- _The exercise_
Every line that holds the string "document" is to be identified and copied.

- _Material provided_
──────
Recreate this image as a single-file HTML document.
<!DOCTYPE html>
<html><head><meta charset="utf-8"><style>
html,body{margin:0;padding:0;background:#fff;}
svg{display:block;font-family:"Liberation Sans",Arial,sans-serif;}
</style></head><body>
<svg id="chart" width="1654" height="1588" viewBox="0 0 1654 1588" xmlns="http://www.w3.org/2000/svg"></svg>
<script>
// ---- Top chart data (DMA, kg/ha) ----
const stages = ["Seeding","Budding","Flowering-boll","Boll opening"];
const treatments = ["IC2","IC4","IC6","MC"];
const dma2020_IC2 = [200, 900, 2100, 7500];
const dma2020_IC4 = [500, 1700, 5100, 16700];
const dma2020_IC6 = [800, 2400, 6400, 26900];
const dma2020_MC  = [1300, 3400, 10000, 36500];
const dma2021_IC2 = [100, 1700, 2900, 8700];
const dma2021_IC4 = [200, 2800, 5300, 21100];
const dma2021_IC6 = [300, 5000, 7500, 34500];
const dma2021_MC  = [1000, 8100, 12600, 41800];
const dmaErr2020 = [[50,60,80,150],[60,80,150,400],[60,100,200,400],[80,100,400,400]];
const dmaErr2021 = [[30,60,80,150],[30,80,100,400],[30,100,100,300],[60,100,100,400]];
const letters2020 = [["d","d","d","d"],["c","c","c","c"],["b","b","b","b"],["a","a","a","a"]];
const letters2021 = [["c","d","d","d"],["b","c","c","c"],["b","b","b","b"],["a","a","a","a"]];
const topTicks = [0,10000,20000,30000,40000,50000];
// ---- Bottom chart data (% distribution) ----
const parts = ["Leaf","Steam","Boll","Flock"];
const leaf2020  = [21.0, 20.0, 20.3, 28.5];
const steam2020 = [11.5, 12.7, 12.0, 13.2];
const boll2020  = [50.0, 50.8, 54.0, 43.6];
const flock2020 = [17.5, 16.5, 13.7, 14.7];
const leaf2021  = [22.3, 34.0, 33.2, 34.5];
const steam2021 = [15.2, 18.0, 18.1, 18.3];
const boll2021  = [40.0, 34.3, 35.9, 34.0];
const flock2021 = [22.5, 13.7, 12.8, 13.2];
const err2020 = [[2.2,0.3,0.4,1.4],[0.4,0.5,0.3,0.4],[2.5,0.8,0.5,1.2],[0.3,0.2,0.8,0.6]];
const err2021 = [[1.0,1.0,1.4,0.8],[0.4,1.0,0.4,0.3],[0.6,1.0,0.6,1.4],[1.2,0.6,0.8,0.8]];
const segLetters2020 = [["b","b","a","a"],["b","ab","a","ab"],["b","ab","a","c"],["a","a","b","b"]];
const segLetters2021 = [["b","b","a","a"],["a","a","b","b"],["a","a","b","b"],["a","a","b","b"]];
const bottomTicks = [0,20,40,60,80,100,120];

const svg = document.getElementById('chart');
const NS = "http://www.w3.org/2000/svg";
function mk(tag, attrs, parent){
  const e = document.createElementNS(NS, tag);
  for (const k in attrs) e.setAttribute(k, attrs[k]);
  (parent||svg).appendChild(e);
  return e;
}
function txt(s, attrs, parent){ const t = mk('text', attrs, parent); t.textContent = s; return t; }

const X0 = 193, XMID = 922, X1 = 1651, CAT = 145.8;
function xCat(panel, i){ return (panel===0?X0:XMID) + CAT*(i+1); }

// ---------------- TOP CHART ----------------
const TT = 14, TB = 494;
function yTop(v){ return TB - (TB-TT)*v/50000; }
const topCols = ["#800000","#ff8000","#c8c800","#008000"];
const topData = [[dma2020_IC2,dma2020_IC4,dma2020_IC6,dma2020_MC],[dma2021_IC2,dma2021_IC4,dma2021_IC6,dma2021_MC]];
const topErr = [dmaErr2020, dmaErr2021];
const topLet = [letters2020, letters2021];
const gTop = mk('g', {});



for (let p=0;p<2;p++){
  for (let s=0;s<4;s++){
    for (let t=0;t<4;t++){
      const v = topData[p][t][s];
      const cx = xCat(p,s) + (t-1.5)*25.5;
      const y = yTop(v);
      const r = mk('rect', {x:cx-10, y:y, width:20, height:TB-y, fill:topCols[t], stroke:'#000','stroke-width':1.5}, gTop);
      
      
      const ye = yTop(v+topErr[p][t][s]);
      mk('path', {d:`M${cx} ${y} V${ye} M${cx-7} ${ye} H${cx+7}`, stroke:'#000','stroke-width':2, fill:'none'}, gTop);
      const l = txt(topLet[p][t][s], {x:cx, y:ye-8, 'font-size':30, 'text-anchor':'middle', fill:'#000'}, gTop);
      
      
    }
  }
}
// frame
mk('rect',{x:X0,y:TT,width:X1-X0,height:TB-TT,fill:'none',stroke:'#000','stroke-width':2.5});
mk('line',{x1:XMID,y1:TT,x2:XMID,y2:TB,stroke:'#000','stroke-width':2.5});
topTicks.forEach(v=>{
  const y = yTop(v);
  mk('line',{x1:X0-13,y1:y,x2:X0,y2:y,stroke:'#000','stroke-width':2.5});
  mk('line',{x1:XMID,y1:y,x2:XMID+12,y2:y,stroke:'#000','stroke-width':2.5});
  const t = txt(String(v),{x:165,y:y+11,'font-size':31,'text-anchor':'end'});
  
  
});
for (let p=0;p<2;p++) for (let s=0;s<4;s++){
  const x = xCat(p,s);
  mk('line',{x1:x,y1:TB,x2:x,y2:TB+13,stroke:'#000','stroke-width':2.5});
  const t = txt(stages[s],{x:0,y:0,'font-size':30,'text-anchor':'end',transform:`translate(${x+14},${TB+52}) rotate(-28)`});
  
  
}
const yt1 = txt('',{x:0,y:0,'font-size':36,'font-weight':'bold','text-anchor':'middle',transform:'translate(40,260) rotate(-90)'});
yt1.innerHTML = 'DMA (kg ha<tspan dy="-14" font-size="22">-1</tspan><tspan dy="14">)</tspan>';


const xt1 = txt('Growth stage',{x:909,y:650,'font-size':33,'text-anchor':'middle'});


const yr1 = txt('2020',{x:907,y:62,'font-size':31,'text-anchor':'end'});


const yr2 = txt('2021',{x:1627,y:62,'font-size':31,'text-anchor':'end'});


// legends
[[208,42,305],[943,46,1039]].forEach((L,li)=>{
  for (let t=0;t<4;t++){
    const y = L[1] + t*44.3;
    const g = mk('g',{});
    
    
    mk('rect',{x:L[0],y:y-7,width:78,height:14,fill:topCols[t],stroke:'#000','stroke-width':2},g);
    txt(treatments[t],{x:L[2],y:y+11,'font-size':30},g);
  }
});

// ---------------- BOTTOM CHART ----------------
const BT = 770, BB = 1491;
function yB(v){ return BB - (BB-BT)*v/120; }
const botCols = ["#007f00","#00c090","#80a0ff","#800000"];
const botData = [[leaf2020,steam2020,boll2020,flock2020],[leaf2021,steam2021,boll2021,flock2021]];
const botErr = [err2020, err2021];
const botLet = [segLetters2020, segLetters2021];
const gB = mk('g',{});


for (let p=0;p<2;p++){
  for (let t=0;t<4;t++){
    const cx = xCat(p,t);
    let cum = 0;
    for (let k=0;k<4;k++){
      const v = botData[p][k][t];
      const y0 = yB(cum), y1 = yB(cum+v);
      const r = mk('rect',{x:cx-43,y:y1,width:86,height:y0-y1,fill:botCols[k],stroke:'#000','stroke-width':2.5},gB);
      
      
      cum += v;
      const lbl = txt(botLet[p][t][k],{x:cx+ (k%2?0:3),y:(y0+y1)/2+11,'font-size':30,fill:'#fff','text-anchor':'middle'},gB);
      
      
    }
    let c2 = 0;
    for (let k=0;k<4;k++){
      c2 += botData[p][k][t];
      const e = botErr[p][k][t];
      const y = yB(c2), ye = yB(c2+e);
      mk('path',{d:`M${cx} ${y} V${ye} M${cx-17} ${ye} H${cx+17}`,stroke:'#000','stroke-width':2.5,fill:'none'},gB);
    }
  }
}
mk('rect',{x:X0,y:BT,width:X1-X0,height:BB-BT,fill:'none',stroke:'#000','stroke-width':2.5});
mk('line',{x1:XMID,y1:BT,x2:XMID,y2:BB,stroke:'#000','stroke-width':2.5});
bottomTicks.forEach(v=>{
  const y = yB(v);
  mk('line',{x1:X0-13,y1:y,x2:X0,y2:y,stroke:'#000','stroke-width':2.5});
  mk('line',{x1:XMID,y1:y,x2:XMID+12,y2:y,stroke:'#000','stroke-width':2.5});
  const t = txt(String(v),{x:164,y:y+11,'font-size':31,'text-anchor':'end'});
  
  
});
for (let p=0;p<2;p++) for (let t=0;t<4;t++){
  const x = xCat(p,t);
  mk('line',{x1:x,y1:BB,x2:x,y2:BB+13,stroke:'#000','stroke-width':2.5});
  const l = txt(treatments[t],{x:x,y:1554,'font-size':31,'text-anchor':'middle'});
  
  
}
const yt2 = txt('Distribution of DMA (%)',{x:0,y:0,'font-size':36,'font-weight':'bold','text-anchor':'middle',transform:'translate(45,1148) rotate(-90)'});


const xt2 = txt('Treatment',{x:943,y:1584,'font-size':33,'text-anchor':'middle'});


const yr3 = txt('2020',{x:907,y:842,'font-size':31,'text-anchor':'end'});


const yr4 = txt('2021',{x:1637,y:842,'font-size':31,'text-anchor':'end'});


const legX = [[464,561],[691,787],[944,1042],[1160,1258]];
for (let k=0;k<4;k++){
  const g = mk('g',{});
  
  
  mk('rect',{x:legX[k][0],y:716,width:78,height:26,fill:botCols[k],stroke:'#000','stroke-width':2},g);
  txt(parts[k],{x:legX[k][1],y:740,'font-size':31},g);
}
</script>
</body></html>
──────
- _Exercise output_
Recreate this image as a single-file HTML document.
const svg = document.getElementById('chart');
  const e = document.createElementNS(NS, tag);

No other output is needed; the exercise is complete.